Verfahrensgang

AG München (Urteil vom 25.02.2011; Aktenzeichen 482 C 710/10)

 

Tenor

1. Auf die Berufung der Kläger wird das Urteil des Amtsgerichts München vom 25.02.2011, Az. 482 C 710/10, aufgehoben.

2. Der in der ordentlichen Wohnungseigentümerversammlung der WEG … vom 08.06.2010 zu TOP 9 „Balkone im Sondereigentum” gefasste Beschluss wird für ungültig erklärt.

3. Die Beklagten haben als Gesamtschuldner die Kosten des Rechtsstreits zu tragen.

4. Die Revision gegen dieses Urteil wird nicht zugelassen.

 

Tatbestand

I.

Von einer Darstellung des Sachverhalts wird gemäß §§ 540 II, 313 a I 1 ZPO abgesehen, da ein Rechtsmittel gegen das vorliegende Urteil unzweifelhaft nicht in Betracht kommt: Die Revision wurde nicht zugelassen; eine Nichtzulassungsbeschwerde ist nach § 62 Abs. 2 WEG n.F. ausgeschlossen, da es sich vorliegend um eine Streitigkeit nach § 43 Nr. 4 WEG handelt.

(Spielbauer/Then, WEG, § 62 Rz. 6).

 

Entscheidungsgründe

II.

Die zulässige Berufung der Kläger ist begründet. Der in der Eigentümerversammlung vom 8.6.2010 zu TOP 9 gefasste Beschluss ist fehlerhaft und dürfte sogar nichtig sein. Die Frage der Nichtigkeit kann aber letztlich dahingestellt bleiben, weil der Beschluss auf die rechtzeitig erhobene Anfechtungsklage hin jedenfalls für ungültig zu erklären war.

1.

Die materiell-rechtlichen Ausschlussfristen des § 46 I 2 WEG für die Erhebung und die Begründung der Anfechtungsklage wurden von den Klägern gewahrt. Die Klage vom 7.7.2010 gegen den in der Eigentümerversammlung vom 8.6.2010 gefassten Beschluss ging am 7.7.2010 beim Amtsgericht München ein. Sie wurde den Beklagten am 17.7.2010 und damit „demnächst” i.S. des § 167 ZPO zugestellt. Die Begründung der Klage erfolgte ebenfalls im Schriftsatz vom 7.7.2010, der am selben Tag beim Amtsgericht München einging.

2.

Der Beschluss zu TOP 9 der Eigentümerversammlung vom 8.6.2010 enthält nach seinem Wortlaut und dem sonstige Protokollinhalt eine Regelung zur Tragung von Kosten, die im Zusammenhang mit den Balkonen der Wohnungseigentumsanlage anfallen. Erfasst sind hiervon jedenfalls auch Kosten für Instandhaltungs- und Instandsetzungsmaßnahmen an den Balkonen. Das ist zwischen den Parteien soweit unstreitig.
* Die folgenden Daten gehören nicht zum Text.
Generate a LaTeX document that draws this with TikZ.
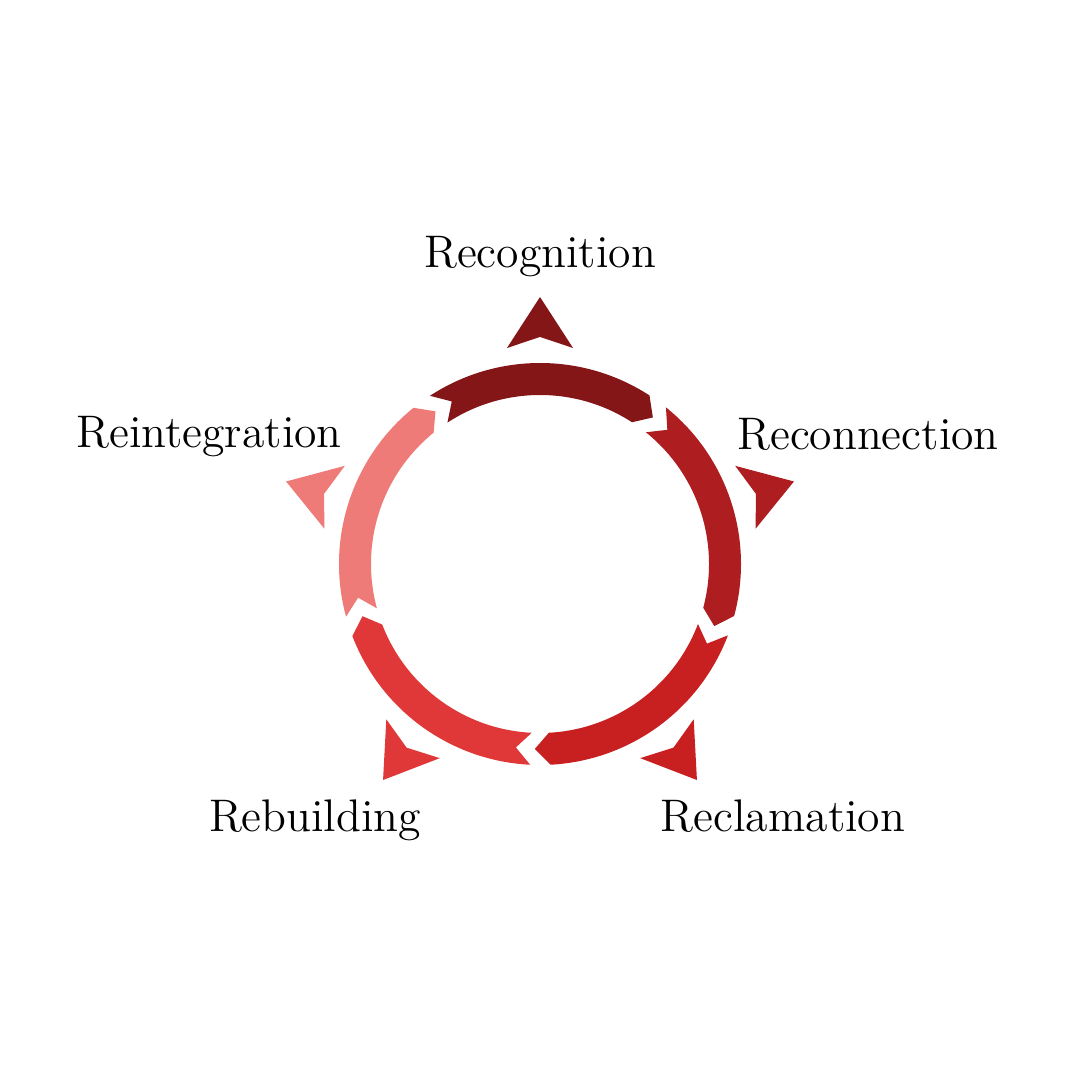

a. Unerheblich ist, ob durch den Beschluss zu TOP 9 der Eigentümerversammlung vom 8.6.2010 die bestehende Kostenverteilungsregelung zu den Balkonen nach der Teilungserklärung tatsächlich abgeändert werden sollte. Gegen den Willen zu einer Abänderung spricht bereits der Wortlaut des Beschlusses, wonach die Teilungserklärung ohne Änderung bleibt, so wie sie geschrieben ist, allerdings bezüglich „Balkone im Sondereigentum” so zu deuten ist, dass Balkoneigentümer alle Balkonkosten direkt tragen bzw. bei Ausgaben der Hausverwaltung zu den Balkonen diese direkt übernehmen.
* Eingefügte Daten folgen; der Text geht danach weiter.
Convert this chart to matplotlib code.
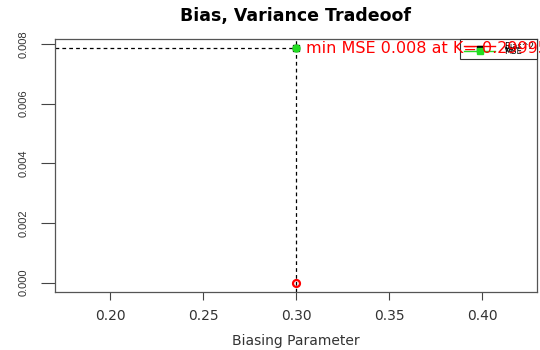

Eine vom Gesetz oder den zwischen den Wohnungseigentümern getroffenen Vereinbarungen abweichende Verteilung der Kosten für Maßnahmen der Instandsetzung und Instandhaltung hätten die Eigentümer gemäß § 16 IV WEG jedenfalls nur für einen konkreten Einzelfall beschließen dürfen. Ein Beschluss, nach dem generell auch künftig die Kosten abweichend verteilt werden sollen, ist dagegen mangels Beschlusskompetenz nichtig (Spielbauer/Then, 2. Aufl., Rn 58 zu § 16 WEG).
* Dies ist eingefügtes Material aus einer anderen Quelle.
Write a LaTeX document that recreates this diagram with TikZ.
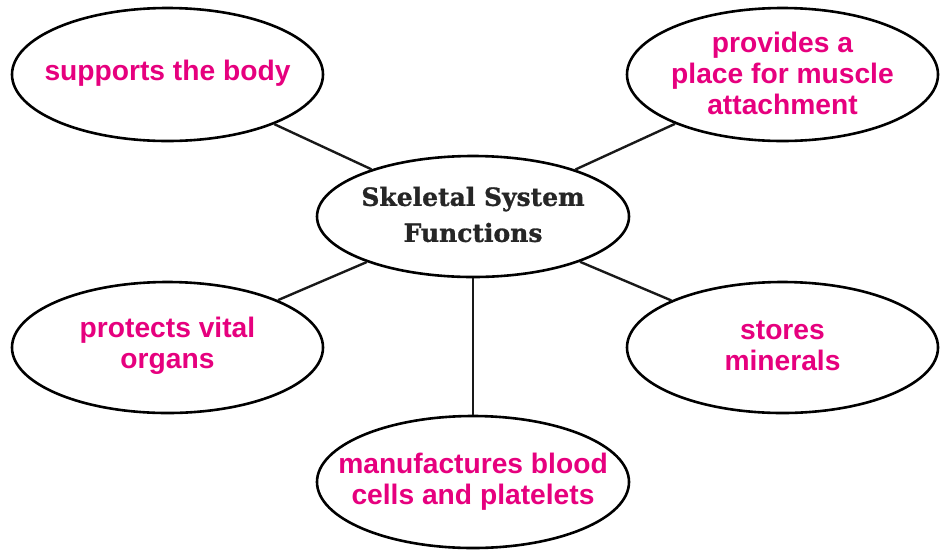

Dass durch den zu TOP 9 der Eigentümerversammlung vom 8.6.2010 gefassten Beschluss eine Kostenverteilung allein für eine konkrete Einzelmaßnahme und für welche geregelt werden sollte, ergibt sich mit der erforderlichen Bestimmtheit jedoch weder aus dem Beschlusswortlaut noch aus dem sonstigen Protokollinhalt. Vielmehr lässt der Wortlaut des Beschlusses, wonach Balkoneigentümer alle Balkonkosten direkt tragen bzw. bei Ausgaben der Hausverwaltung zu den Balkonen diese direkt übernehmen, eher auf eine allgemeine Regelung schließen. Die Beklagten können sich insoweit auch nicht auf das im Protokoll der Eigentümerversammlung wiedergegebene „Zitat der Einladung”, wo es heißt: „… Das bedeutet, die Balkone befinden sich im Gemeinschaftseigentum, die Tragung anfallender Kosten zu den Balkonen (z.B. aus Maßnahmen) werden jeweils von der Verwaltung direkt mit den Balkoneigentümern abgerechnet. Zu klären ist noch, wie z.B. Zahlungen der Firma … für Nachbesserungen abzurechnen sind …”. Es erschließt sich nämlich schon nicht, was genau mit „Maßnahmen” gemeint sein soll. Die lediglich beispielhafte Aufzählung der „Maßnahmen” sowie der „Zahlungen der Firma … für Nachbesserung” spricht zudem dafür, dass die Aufzählung nicht abschließend ist, sondern noch weitere Gegenstände von der Beschlussfassung erfasst sein sollen. Hinsichtlich etwaiger Instandsetzungs- und Instandhaltungsarbeiten, die unter die Gewährleistungspflicht des Bauträgers fallen, der die Wohnungseigentumsanlage erstellt hat, bedürfte es schließlich keiner Regelung zur endgültigen Verteilung der Kosten für diese Maßnahmen unter den Eigentümern, weil diese im Ergebnis vom Bauträger aufgrund dessen Gewährleistungsverpflichtung zu tragen wären.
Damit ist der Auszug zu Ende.